Here you will find an example of Nikon. So people who are mentioning Nikon are also mentioning National Geographic and the photo-editing program “Lightroom”.
But what are the challenges? And how is quintly solving the case? How will this scenario evolve in the future? Let’s have a look.
Social Analytics platforms rely on social media network APIs (direct data connection points) to build their database and then offer users access to that data in the form of metrics, or even raw data directly from the analytics API. The social media networks do not share everything with analytics platforms, and that is the main challenge. Networks such as Facebook, Instagram, Pinterest, YouTube, LinkedIn and Twitter are all bound to privacy regulations in their user agreement. So even when users fill in their profile information with their interests, it is not available on the analytics.
The second challenge is to connect individual users to their respective activity. How can we know if a user named “John Doe” has interacted with certain content? Depending on the type of interaction and the social media network we are working with, that information is unavailable.

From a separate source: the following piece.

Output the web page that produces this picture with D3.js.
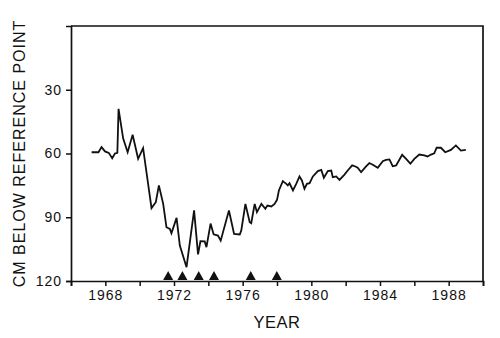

We will see that a certain piece of content received a certain amount of interactions, but usually all that we will be able to track by default inside an analytics platform from specific users are comments and user posts. Then on top of that, even when we do have the data that “John Doe commented on this specific post,” how do we know that the next time we see a person named “John Doe” in our analytics display we are talking about the same John Doe? That would require a unique ID to each user, which is another data point that is usually not available to analytics platforms.
In Twitter we have that, but in most social networks the individual user ID is kept hidden from any external party trying to access its analytics.

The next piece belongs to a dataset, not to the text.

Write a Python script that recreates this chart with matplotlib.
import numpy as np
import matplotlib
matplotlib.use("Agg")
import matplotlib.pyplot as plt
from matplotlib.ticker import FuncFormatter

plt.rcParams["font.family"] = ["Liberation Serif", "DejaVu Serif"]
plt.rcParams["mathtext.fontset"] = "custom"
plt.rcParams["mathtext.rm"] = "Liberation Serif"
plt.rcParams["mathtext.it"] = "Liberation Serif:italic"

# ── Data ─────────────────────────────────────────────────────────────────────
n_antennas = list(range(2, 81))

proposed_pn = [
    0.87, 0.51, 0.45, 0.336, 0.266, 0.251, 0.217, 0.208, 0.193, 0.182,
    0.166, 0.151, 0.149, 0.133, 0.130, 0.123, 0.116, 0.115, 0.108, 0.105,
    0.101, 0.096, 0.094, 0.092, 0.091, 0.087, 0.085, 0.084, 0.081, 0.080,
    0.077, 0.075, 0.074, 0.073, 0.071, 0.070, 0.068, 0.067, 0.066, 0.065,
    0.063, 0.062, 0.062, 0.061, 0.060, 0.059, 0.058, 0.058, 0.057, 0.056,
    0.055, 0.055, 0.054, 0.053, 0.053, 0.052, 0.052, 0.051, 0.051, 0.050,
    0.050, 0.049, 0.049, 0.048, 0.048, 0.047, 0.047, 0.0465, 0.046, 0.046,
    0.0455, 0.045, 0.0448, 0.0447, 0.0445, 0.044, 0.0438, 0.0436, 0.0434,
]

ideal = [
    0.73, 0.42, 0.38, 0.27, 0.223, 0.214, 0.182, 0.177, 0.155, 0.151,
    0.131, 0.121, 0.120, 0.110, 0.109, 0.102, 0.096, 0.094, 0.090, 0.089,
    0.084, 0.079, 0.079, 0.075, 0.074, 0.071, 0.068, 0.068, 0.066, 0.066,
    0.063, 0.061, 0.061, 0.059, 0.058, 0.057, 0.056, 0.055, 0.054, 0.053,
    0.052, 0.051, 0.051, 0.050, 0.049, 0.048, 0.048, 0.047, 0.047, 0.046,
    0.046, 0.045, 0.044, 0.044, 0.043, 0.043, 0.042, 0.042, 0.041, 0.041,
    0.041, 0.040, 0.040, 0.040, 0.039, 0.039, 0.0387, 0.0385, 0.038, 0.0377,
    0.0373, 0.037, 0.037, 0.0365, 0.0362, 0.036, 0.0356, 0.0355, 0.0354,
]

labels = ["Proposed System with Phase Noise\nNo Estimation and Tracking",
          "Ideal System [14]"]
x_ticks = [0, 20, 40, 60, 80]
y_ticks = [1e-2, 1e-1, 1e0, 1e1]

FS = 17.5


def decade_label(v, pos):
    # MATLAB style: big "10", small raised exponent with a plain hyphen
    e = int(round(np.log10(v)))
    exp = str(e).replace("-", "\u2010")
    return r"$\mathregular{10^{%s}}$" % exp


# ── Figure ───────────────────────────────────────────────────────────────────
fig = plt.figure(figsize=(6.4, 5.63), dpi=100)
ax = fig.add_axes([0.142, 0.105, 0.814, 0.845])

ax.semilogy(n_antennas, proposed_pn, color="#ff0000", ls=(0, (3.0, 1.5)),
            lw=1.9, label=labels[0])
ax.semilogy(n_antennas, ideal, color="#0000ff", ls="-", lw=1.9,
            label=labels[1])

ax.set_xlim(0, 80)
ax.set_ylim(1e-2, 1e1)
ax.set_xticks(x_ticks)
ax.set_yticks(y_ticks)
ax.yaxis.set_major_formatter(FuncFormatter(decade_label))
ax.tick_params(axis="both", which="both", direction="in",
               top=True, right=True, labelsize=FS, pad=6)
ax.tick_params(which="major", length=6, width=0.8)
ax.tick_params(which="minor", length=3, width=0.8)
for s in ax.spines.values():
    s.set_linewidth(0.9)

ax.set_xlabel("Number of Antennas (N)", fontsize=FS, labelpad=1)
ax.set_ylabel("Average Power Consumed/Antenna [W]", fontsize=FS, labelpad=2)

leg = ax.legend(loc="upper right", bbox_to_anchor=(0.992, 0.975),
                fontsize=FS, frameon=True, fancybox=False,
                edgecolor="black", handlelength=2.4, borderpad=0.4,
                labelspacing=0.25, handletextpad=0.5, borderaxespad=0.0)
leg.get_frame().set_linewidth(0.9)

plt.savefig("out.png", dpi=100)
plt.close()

Social engagement analytics data being limited for this analysis, we have to find ways of detecting individual user activity. Twitter is best social media network for this study because of the way it considers each user a potentially public profile. Users can still block their data from external parties, and have a private profile in the network, but the moment they interact with another profile they will be registered on that interaction under their very unique name.

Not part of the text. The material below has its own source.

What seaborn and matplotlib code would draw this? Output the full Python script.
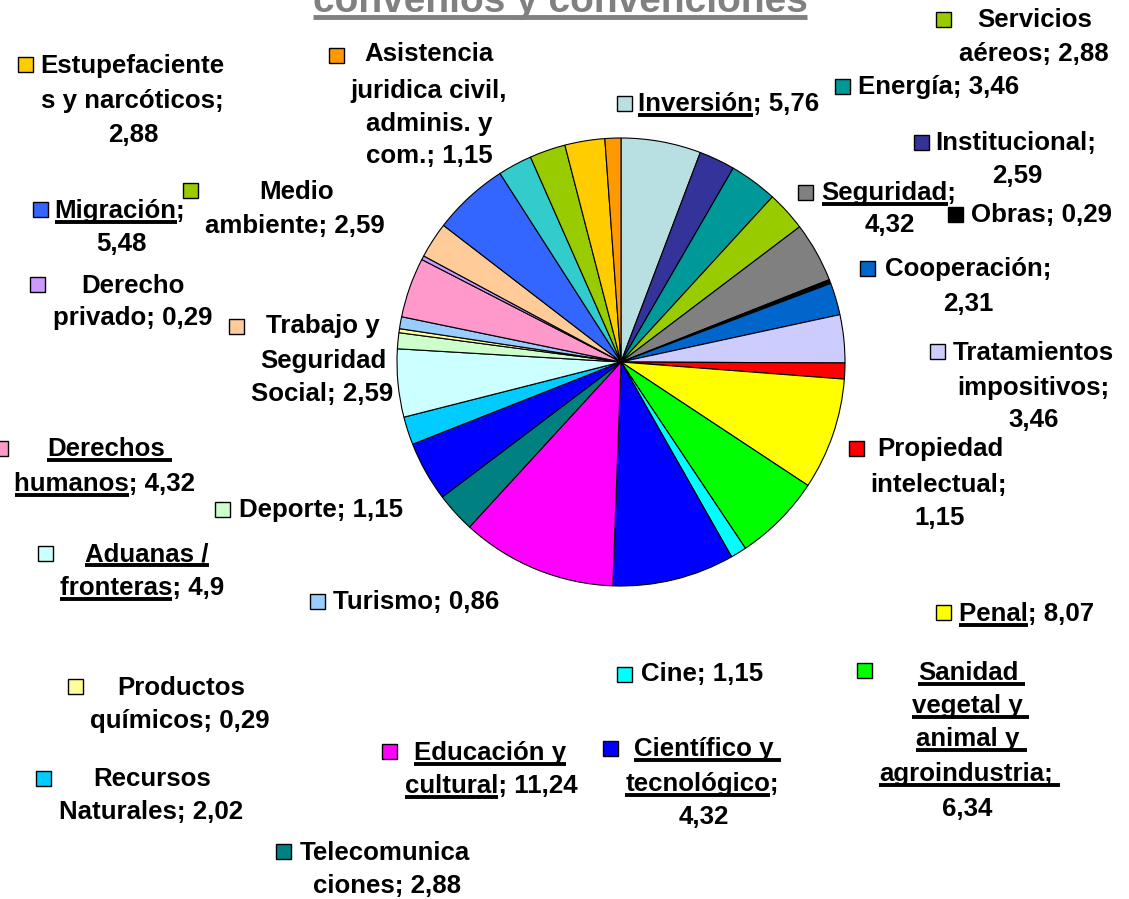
import matplotlib
matplotlib.use("Agg")
import matplotlib.pyplot as plt
import seaborn as sns
from matplotlib.patches import Rectangle

sns.set_theme(style="white")
plt.rcParams["font.family"] = ["Liberation Sans", "DejaVu Sans"]

# ---------------- data (clockwise from 12 o'clock) ----------------
categories = [
    "Inversión", "Institucional", "Energía", "Servicios aéreos", "Seguridad", "Obras",
    "Cooperación", "Tratamientos impositivos", "Propiedad intelectual", "Penal",
    "Sanidad vegetal y animal y agroindustria", "Cine", "(sin etiqueta A)",
    "Educación y cultural", "Telecomunicaciones", "Científico y tecnológico",
    "Recursos Naturales", "Aduanas / fronteras", "Deporte", "Productos químicos",
    "Turismo", "Derechos humanos", "Derecho privado", "Trabajo y Seguridad Social",
    "Migración", "(sin etiqueta B)", "Medio ambiente", "Estupefacientes y narcóticos",
    "Asistencia juridica civil, adminis. y com.",
]
values = [5.76, 2.59, 3.46, 2.88, 4.32, 0.29, 2.31, 3.46, 1.15, 8.07,
          6.34, 1.15, 8.80, 11.24, 2.88, 4.32, 2.02, 4.90, 1.15, 0.29,
          0.86, 4.32, 0.29, 2.59, 5.48, 2.46, 2.59, 2.88, 1.15]
colors = ["#B8E0E3", "#333399", "#009999", "#99CC00", "#808080", "#000000",
          "#0066CC", "#CCCCFF", "#FF0000", "#FFFF00", "#00FF00", "#00FFFF",
          "#0000FF", "#FF00FF", "#008080", "#0000FF", "#00CCFF", "#CCFFFF",
          "#CCFFCC", "#FFFF99", "#99CCFF", "#FF99CC", "#CC99FF", "#FFCC99",
          "#3366FF", "#33CCCC", "#99CC00", "#FFCC00", "#FF9900"]
title = "convenios y convenciones"

def fmt(v):
    return f"{v:g}".replace(".", ",")

# ---------------- layout (pixel coordinates, y from top) ----------------
W, H = 1129, 899
FS = 18.6
# label: category, marker(x,y), lines: (template, x, y_center, ha, n_underlined, trailing_space)
labels = [
    ("Inversión", (624, 103), [("Inversión; {v}", 638, 103, "left", 9, False)]),
    ("Institucional", (921, 142), [("Institucional;", 1016, 142, "center", 0, False),
                                   ("{v}", 1017, 175, "center", 0, False)]),
    ("Energía", (842, 86), [("Energía; {v}", 858, 86, "left", 0, False)]),
    ("Servicios aéreos", (943, 19), [("Servicios", 1035, 19, "center", 0, False),
                                     ("aéreos; {v}", 1034, 53, "center", 0, False)]),
    ("Seguridad", (805, 192), [("Seguridad;", 889, 192, "center", 9, False),
                               ("{v}", 890, 224, "center", 0, False)]),
    ("Obras", (955, 214), [("Obras; {v}", 971, 214, "left", 0, False)]),
    ("Cooperación", (867, 268), [("Cooperación;", 968, 268, "center", 0, False),
                                 ("{v}", 968, 303, "center", 0, False)]),
    ("Tratamientos impositivos", (937, 351), [("Tratamientos", 1033, 352, "center", 0, False),
                                              ("impositivos;", 1033, 387, "center", 0, False),
                                              ("{v}", 1034, 419, "center", 0, False)]),
    ("Propiedad intelectual", (856, 448), [("Propiedad", 940, 448, "center", 0, False),
                                           ("intelectual;", 939, 484, "center", 0, False),
                                           ("{v}", 940, 517, "center", 0, False)]),
    ("Penal", (943, 612), [("Penal; {v}", 959, 613, "left", 5, False)]),
    ("Sanidad vegetal y animal y agroindustria", (864, 670),
     [("Sanidad", 968, 672, "center", -1, True),
      ("vegetal y", 967, 705, "center", -1, True),
      ("animal y", 968, 738, "center", -1, True),
      ("agroindustria;", 966, 773, "center", -1, True),
      ("{v}", 967, 808, "center", 0, False)]),
    ("Cine", (624, 674), [("Cine; {v}", 641, 673, "left", 0, False)]),
    ("Científico y tecnológico", (610, 748), [("Científico y", 704, 748, "center", -1, True),
                                               ("tecnológico;", 702, 783, "center", 11, False),
                                               ("{v}", 704, 816, "center", 0, False)]),
    ("Educación y cultural", (389, 751), [("Educación y", 490, 752, "center", -1, False),
                                          ("cultural; {v}", 491, 785, "center", 8, False)]),
    ("Telecomunicaciones", (283, 851), [("Telecomunica", 385, 852, "center", 0, False),
                                        ("ciones; {v}", 387, 885, "center", 0, False)]),
    ("Recursos Naturales", (43, 778), [("Recursos", 152, 778, "center", 0, False),
                                       ("Naturales; {v}", 151, 811, "center", 0, False)]),
    ("Aduanas / fronteras", (45, 553), [("Aduanas /", 147, 553, "center", -1, False),
                                        ("fronteras; {v}", 142, 587, "center", 9, False)]),
    ("Deporte", (222, 509), [("Deporte; {v}", 239, 509, "left", 0, False)]),
    ("Productos químicos", (75, 686), [("Productos", 181, 687, "center", 0, False),
                                       ("químicos; {v}", 180, 720, "center", 0, False)]),
    ("Turismo", (317, 601), [("Turismo; {v}", 333, 601, "left", 0, False)]),
    ("Derechos humanos", (0, 448), [("Derechos", 106, 448, "center", -1, True),
                                    ("humanos; {v}", 105, 483, "center", 7, False)]),
    ("Derecho privado", (37, 284), [("Derecho", 133, 285, "center", 0, False),
                                    ("privado; {v}", 133, 317, "center", 0, False)]),
    ("Trabajo y Seguridad Social", (236, 326), [("Trabajo y", 323, 325, "center", 0, False),
                                                ("Seguridad", 323, 360, "center", 0, False),
                                                ("Social; {v}", 322, 393, "center", 0, False)]),
    ("Migración", (40, 209), [("Migración;", 120, 210, "center", 9, False),
                              ("{v}", 121, 243, "center", 0, False)]),
    ("Medio ambiente", (190, 190), [("Medio", 297, 191, "center", 0, False),
                                    ("ambiente; {v}", 295, 225, "center", 0, False)]),
    ("Estupefacientes y narcóticos", (25, 64), [("Estupefaciente", 132, 65, "center", 0, False),
                                                ("s y narcóticos;", 132, 100, "center", 0, False),
                                                ("{v}", 133, 134, "center", 0, False)]),
    ("Asistencia juridica civil, adminis. y com.", (336, 55),
     [("Asistencia", 429, 53, "center", 0, False),
      ("juridica civil,", 429, 90, "center", 0, False),
      ("adminis. y", 429, 123, "center", 0, False),
      ("com.; {v}", 429, 155, "center", 0, False)]),
]

# ---------------- figure ----------------
fig = plt.figure(figsize=(W / 100, H / 100), dpi=100)
fig.patch.set_facecolor("white")
ax = fig.add_axes([0, 0, 1, 1])
ax.pie(values, colors=colors, startangle=90, counterclock=False,
       center=(621, H - 362), radius=224, normalize=True,
       wedgeprops=dict(edgecolor="black", linewidth=0.8))
ax.set_xlim(0, W)
ax.set_ylim(0, H)
ax.set_aspect("equal")
ax.axis("off")

underlines = []
texts = []
for cat, (mx, my), lines in labels:
    i = categories.index(cat)
    v = fmt(values[i])
    ax.add_patch(Rectangle((mx - 7.5, H - my - 7.5), 15, 15, facecolor=colors[i],
                           edgecolor="black", linewidth=1.0, zorder=5))
    for tpl, x, y, ha, n, sp in lines:
        s = tpl.format(v=v)
        base = H - (y + 8)
        t = ax.text(x, base, s, ha=ha, va="baseline", fontsize=FS,
                    fontweight="bold", color="black", zorder=6)
        if n != 0:
            underlines.append((t, n, sp, base))

tt = ax.text(560, H - 12, title, ha="center", va="baseline", fontsize=28,
             fontweight="bold", color="#808080")

fig.canvas.draw()
r = fig.canvas.get_renderer()
inv = ax.transData.inverted()

def width_of(s, fs):
    tmp = ax.text(0, 0, s, fontsize=fs, fontweight="bold")
    w = tmp.get_window_extent(r).width
    tmp.remove()
    return w

for t, n, sp, base in underlines:
    bb = t.get_window_extent(r)
    x0 = inv.transform((bb.x0, bb.y0))[0]
    s = t.get_text()
    sub = s if n < 0 else s[:n]
    w = width_of(sub, FS)
    if sp:
        w += 7
    ax.plot([x0, x0 + w], [base - 4, base - 4], color="black", lw=2.8,
            solid_capstyle="butt", zorder=6)

bb = tt.get_window_extent(r)
x0 = inv.transform((bb.x0, bb.y0))[0]
x1 = inv.transform((bb.x1, bb.y0))[0]
ax.plot([x0, x1], [H - 16.5, H - 16.5], color="#808080", lw=3.5, solid_capstyle="butt")

fig.savefig("out.png", dpi=100, facecolor="white")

In our previous example, if the user “John Doe” owns the Twitter profile “@John_Doe” we would always be able to see that “@John_Doe” is the same person as last time.
Other networks will also follow such profile names, and even Facebook will let users have a unique profile URL, such as “Facebook.com/John_Doe,” but when it comes to analytics, these social networks consider the profile name as private, and will not share that with external parties.
Twitter Mentions Overlap is the name of the first metric to explore this level of Audience Interests in quintly. What quintly has done is to register every single follower that mentions the twitter profile we are analyzing, then go back to the database and match that follower profile to other mentions it made to any other profile in the database. In simple terms, quintly is searching for “who else has that follower mentioned.”
It reveals true social media engagement between profiles, true social media interactions, not an estimate. What this means is that when we see that “@John_Doe” mentioned “@Coca-Cola” that is something that really happened.
Audience insights can shed light in the dark on what my followers like besides my content? What are they interacting with that shows me more of their real lives? This can lead the analyst (independent of job title) to strategic insights that can be applied to content creation, or to the evaluation of content performance.
Competitive intelligence is also a key output of this metric and answers the questions:
Is my social media audience talking to or about my competitors?
Are they talking to competitors that I didn’t know before?
Do they talk more to me than they talk to them?
What is their volume of interactions with all the brands in my industry?
This can lead to insights around the best competitors to watch out for, to benchmark, to adopt best practices from, and to avoid mistakes they make.
When analytics can truly help us reach relevant insights our business strategy will be extremely enhanced. Business analytics, which includes social media analytics, always faces a series of challenges before it can deliver strategic insights. These challenges, like the ones mentioned in this article, will either stop us from reaching the insights we need, or delay our work, requiring a time investment greater than what we wished we could spend.
When metrics such as the Twitter Mentions Overlap come along and become a beacon for our analysis, a focal point where more metrics to be connected with, we gain back the time we were spending before on much longer processes.
Social media strategy involves the analysis of events, and it can be quite straight forward to search for tactical information such as the best time and day to promote our content. What is interesting with Twitter Mentions Overlap is that it goes beyond the tactical level, and empowers the strategy creatively. Metrics that touch business intelligence in this way have huge value to our analytics setup. They not only describe tactical information, that eventually confirm or deny the effectiveness of our past actions, but they also open a new set of unexpected information, and with that they open a new field of possibilities for us to work with.